REVISÃO BIBLIOGRÁFICA
Para que este trabalho pudesse ser executado, existiram aqueles historiadores que vislumbraram nos processos inquisitoriais ricas fontes de pesquisa para conhecer tanto a instituição e seus mecanismos de funcionamento, como enxergar os indivíduos, crenças, comportamentos e mais uma infinidade de enfoques.
No Brasil, os estudos que tomavam processos inquisitoriais como fontes primárias se iniciaram por volta das décadas de 1960 e 1970 e seus principais expoentes foram Anita Novinsky⁸, Elias Lipiner⁹ e Sônia Siqueira¹⁰. Estes autores olharam para a imensidão dos processos e buscaram, através deles, compreender o Tribunal do Santo Ofício, sua estrutura e os fatores que possibilitaram sua atuação de maneira tão orquestrada a fim de perseguir e punir criptojudaizantes e demais indivíduos suspeitos de fugir à norma comportamental católica.
O clássico Cristãos-novos na Bahia, de Anita Novinsky, traz um panorama do drama vivido pelos neoconversos tanto no Reino como quando chegam ao Brasil. Trata das dinâmicas da atuação que tinham na colônia e a discriminação e ação persecutória que sofriam por vezes somente por serem oriundos de famílias cristãs-novas.
Destacamos aqui do autor Elias Lipiner, dentre a extensa produção sobre a ação da Inquisição e suas vítimas, a obra Santa Inquisição: terror e linguagem, um dicionário de verbetes relacionados ao Santo Ofício imprescindível aos que trabalham com os conceitos concernentes nos processos.
A Inquisição Portuguesa e a Sociedade Colonial, de Sônia Siqueira, oferece um cenário do poderio inquisitorial, suas ligações com a coroa portuguesa e logo sobre a visitação do Santo Ofício ao nordeste brasileiro. Discute a abrangência de domínio Inquisitorial e sua ação contra cristãos-novos que eram as principais vítimas desta perseguição.
A geração de historiadores dos anos 1980 partiram das análises processuais que descortinavam a ação do Santo Ofício e passou à investigações individuais.
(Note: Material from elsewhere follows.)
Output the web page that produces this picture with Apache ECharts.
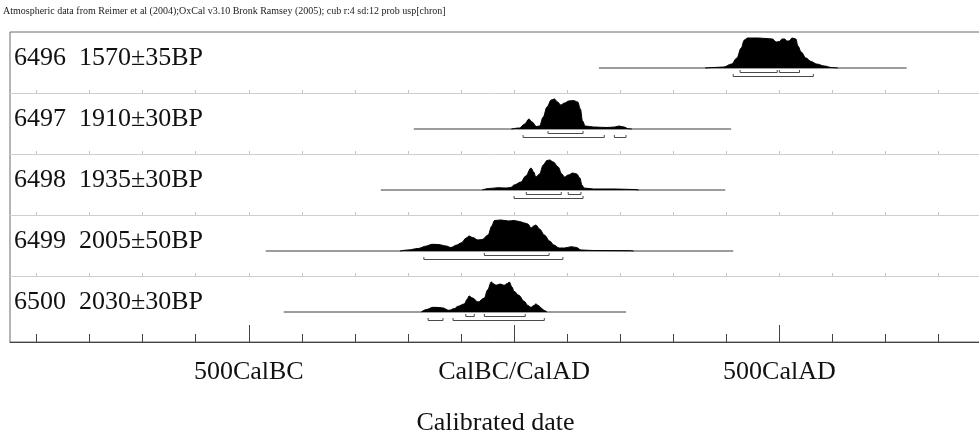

Os expoentes dessa geração foram Laura de Mello e Souza¹¹, Luiz Mott¹² e Ronaldo Vainfas¹³. Os temas de estudo não eram mais a Instituição, mas os sujeitos que justificavam sua existência – os objetos centraram-se em estudos de caso que abordavam mais sobre a história dos indivíduos e os crimes de que foram acusados – identificar e compreender o contexto das prisões dos neoconversos em sua maioria.
Laura de Mello e Souza, com Diabo e a Terra de Santa Cruz, trata do Brasil colonial e seus laços com a metrópole abordando sempre o lado místico que feiticeiras e o imaginário das práticas religiosas continham, para dar conta dessa complexidade significava compreendê-la como o lugar em que se cruzavam e reelaboravam níveis culturais múltiplos, agentes de um longo processo de sincretização.
¹⁴
Luiz Mott, por sua vez, usa a documentação inquisitorial para abordar o caso de Rosa Egipcíaca, ex-escrava africana que viveu na região das Minas e no Rio de Janeiro, na primeira metade dos Setecentos, acusada, presa e processada pelo Santo Ofício por falsa santidade e diabolismo¹⁵.